Once you confirm it can run locally you can perform the Cluster Deployment which takes your local machine out of the mix. Does that make sense?

The local environment setup command creates the following resources in your subscription:
-A resource group (if not provided, or if the name provided does not exist)
-A storage account
-An Azure Container Registry (ACR)
-An Application insights account

The cluster environment setup command creates the following resources in your subscription:
-A resource group (if not provided, or if the name provided does not exist)
-A storage account
-An Azure Container Registry (ACR)
-A Kubernetes deployment on an Azure Container Service (ACS) cluster
-An Application insights account

OK, I think I have a better understanding now, thank you.

So if I were to go with the first option (local), it will prepare the setup for a docker container to run locally (in this case, OS X), as well as prep the environment in Azure. For a single container.

And I suppose the idea is that when this gets deploy to Azure, it will actually be deployed in a Docker container to a VM.

Thank you for clarifying. I ask these questions because we have an upcoming workshop with customers in LA next week, and I just wanted to verify that I was understanding everything correctly.
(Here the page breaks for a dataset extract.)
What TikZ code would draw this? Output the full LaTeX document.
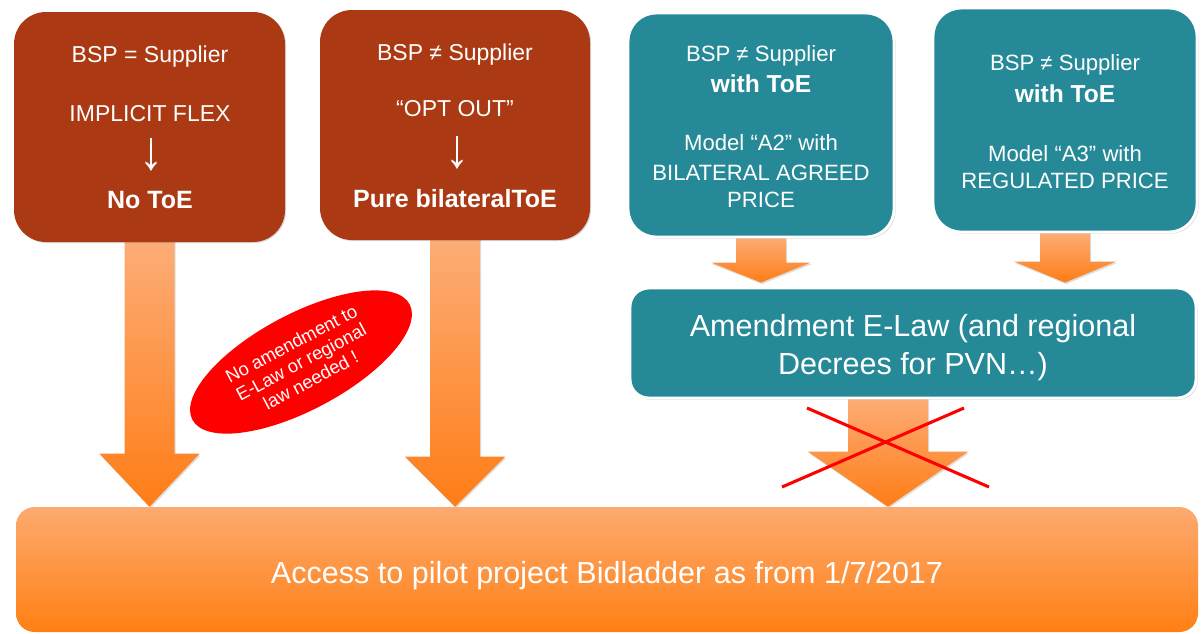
\documentclass[tikz,border=0pt]{standalone}
\usepackage{fontspec}
\usepackage{graphicx}
\setmainfont{Liberation Sans}
\usetikzlibrary{shapes.geometric,shadows,calc}
\pgfdeclarelayer{bg}
\pgfsetlayers{bg,main}
\definecolor{brownbox}{RGB}{171,57,19}
\definecolor{tealbox}{RGB}{37,137,151}
\definecolor{orlight}{RGB}{253,173,120}
\definecolor{ordark}{RGB}{254,125,22}
\definecolor{barlight}{RGB}{253,170,112}
\definecolor{bardark}{RGB}{255,128,20}
\newcommand\blockarrow[5]{%
  \path[arrowsty] ($(#1)+(-#3,0)$) -- ($(#2)+(-#3,-#5)$) -- ($(#2)+(-#4,-#5)$) -- (#2)
    -- ($(#2)+(#4,-#5)$) -- ($(#2)+(#3,-#5)$) -- ($(#1)+(#3,0)$) -- cycle;}
\begin{document}
\begin{tikzpicture}[x=0.75pt,y=-0.75pt,
  brownbox/.style={rectangle, rounded corners=24pt, fill=brownbox, inner sep=0,
    drop shadow={opacity=0.3, shadow xshift=0.8pt, shadow yshift=-0.8pt}},
  tealbox/.style={rectangle, rounded corners=21pt, fill=tealbox, draw=white, line width=2.2pt, inner sep=0,
    drop shadow={opacity=0.3, shadow xshift=1.2pt, shadow yshift=-1.2pt}},
  arrowsty/.style={top color=orlight, bottom color=ordark,
    drop shadow={opacity=0.25, shadow xshift=0.8pt, shadow yshift=-1.2pt}},
  brt/.style={text=white, anchor=base, inner sep=0, font=\fontsize{17.25}{20}\selectfont},
  brb/.style={text=white, anchor=base, inner sep=0, font=\bfseries\fontsize{18.75}{22}\selectfont},
  tlt/.style={text=white, anchor=base, inner sep=0, font=\fontsize{16.6}{20}\selectfont},
  tlb/.style={text=white, anchor=base, inner sep=0, font=\bfseries\fontsize{18.4}{22}\selectfont},
  big/.style={text=white, anchor=base, inner sep=0, font=\fontsize{22.9}{27}\selectfont},
  dnarrow/.style={text=white, inner sep=0, font=\fontsize{36}{38}\selectfont},
  cross/.style={draw=red, line width=2.3pt}
]
\useasboundingbox (0,0) rectangle (1201,633);

% boxes
\node[brownbox, minimum width=271*0.75pt, minimum height=230*0.75pt] (b1) at (149.5,127) {};
\node[brownbox, minimum width=270*0.75pt, minimum height=230*0.75pt] (b2) at (455,125) {};
\node[tealbox, minimum width=266*0.75pt, minimum height=224*0.75pt] (b3) at (761,125) {};
\node[tealbox, minimum width=264*0.75pt, minimum height=224*0.75pt] (b4) at (1065,120) {};
\node[tealbox, rounded corners=14pt, minimum width=566*0.75pt, minimum height=110*0.75pt] (am) at (913,343) {};
\node[rectangle, rounded corners=14pt, top color=barlight, bottom color=bardark, inner sep=0,
  minimum width=1182*0.75pt, minimum height=125*0.75pt] (bar) at (607,569.5) {};

% arrow coordinates
\coordinate (t1) at (bar.north -| b1.south);
\coordinate (t2) at (bar.north -| b2.south);
\coordinate (t3) at ($(am.north -| b3.south)+(0,-4)$);
\coordinate (t4) at ($(am.north -| b4.south)+(0,-4)$);
\coordinate (s5) at (888,396);
\coordinate (t5) at (bar.north -| s5);

% block arrows, behind the boxes
\begin{pgfonlayer}{bg}
\fill[white] (0,0) rectangle (1201,633);
\blockarrow{$(b1.south)+(0,-4)$}{t1}{25}{50}{53}
\blockarrow{$(b2.south)+(0,-4)$}{t2}{25}{50}{50}
\blockarrow{$(b3.south)+(0,-2)$}{t3}{25}{50}{20}
\blockarrow{$(b4.south)+(0,-2)$}{t4}{25}{51}{21}
\blockarrow{s5}{t5}{40}{80}{55}
\end{pgfonlayer}

% texts box 1
\node[brt] (b1l1) at (150,62) {BSP = Supplier};
\node[brt] (b1l2) at (150,121) {IMPLICIT FLEX};
\node[dnarrow] (b1ar) at (151,155) {\scalebox{1}[1.15]{↓}};
\node[brb] (b1l3) at (150,208) {No ToE};
% texts box 2
\node[brt] (b2l1) at (455,60) {BSP ≠ Supplier};
\node[brt] (b2l2) at (455,116) {“OPT OUT”};
\node[dnarrow] (b2ar) at (457,153) {\scalebox{1}[1.15]{↓}};
\node[brb] (b2l3) at (455,207) {Pure bilateralToE};
% texts box 3
\node[tlt] (b3l1) at (761,61) {BSP ≠ Supplier};
\node[tlb] (b3l2) at (761,92) {with ToE};
\node[tlt] (b3l3) at (761,150) {Model “A2” with};
\node[tlt] (b3l4) at (761,180) {BILATERAL AGREED};
\node[tlt] (b3l5) at (761,207) {PRICE};
% texts box 4
\node[tlt] (b4l1) at (1065,70) {BSP ≠ Supplier};
\node[tlb] (b4l2) at (1065,102) {with ToE};
\node[tlt] (b4l3) at (1065,161) {Model “A3” with};
\node[tlt] (b4l4) at (1065,188) {REGULATED PRICE};
% amendment
\node[big] (aml1) at (913,336) {Amendment E-Law (and regional};
\node[big] (aml2) at (913,374) {Decrees for PVN…)};
% bottom bar
\node[big] (barl) at (607,583) {Access to pilot project Bidladder as from 1/7/2017};

% red ellipse
\node[ellipse, fill=red, minimum width=246*0.75pt, minimum height=96*0.75pt, rotate=28,
  text=white, align=center, inner sep=0, font=\fontsize{13.8}{15.5}\selectfont] (note) at (301,362)
  {No amendment to\\E-Law or regional\\law needed !};

% red cross
\coordinate (c1a) at (807,408);
\coordinate (c1b) at (989,487);
\coordinate (c2a) at (964,408);
\coordinate (c2b) at (782,487);
\draw[cross] (c1a) -- (c1b);
\draw[cross] (c2a) -- (c2b);
\end{tikzpicture}
\end{document}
My alias is Dvoyles if it's easier to speak there as well.

Happy to help! What you said is correct. Generally you will run something locally to verify that the code works then proceed with pushing it to Azure. Overall this saves you time as you don't need to constantly redeploy to Azure to test simple code changes. Especially if you are like me and constantly forgot ";" and quotes :)

Perfect, thank you! Actually just got my first web deploy working while you write were thing that, so it all went well!

working-deploy

@DaveVoyles Awesome! Best of luck in your upcoming workshop. I will go ahead and close this out but if you feel more clarification is needed just let me know.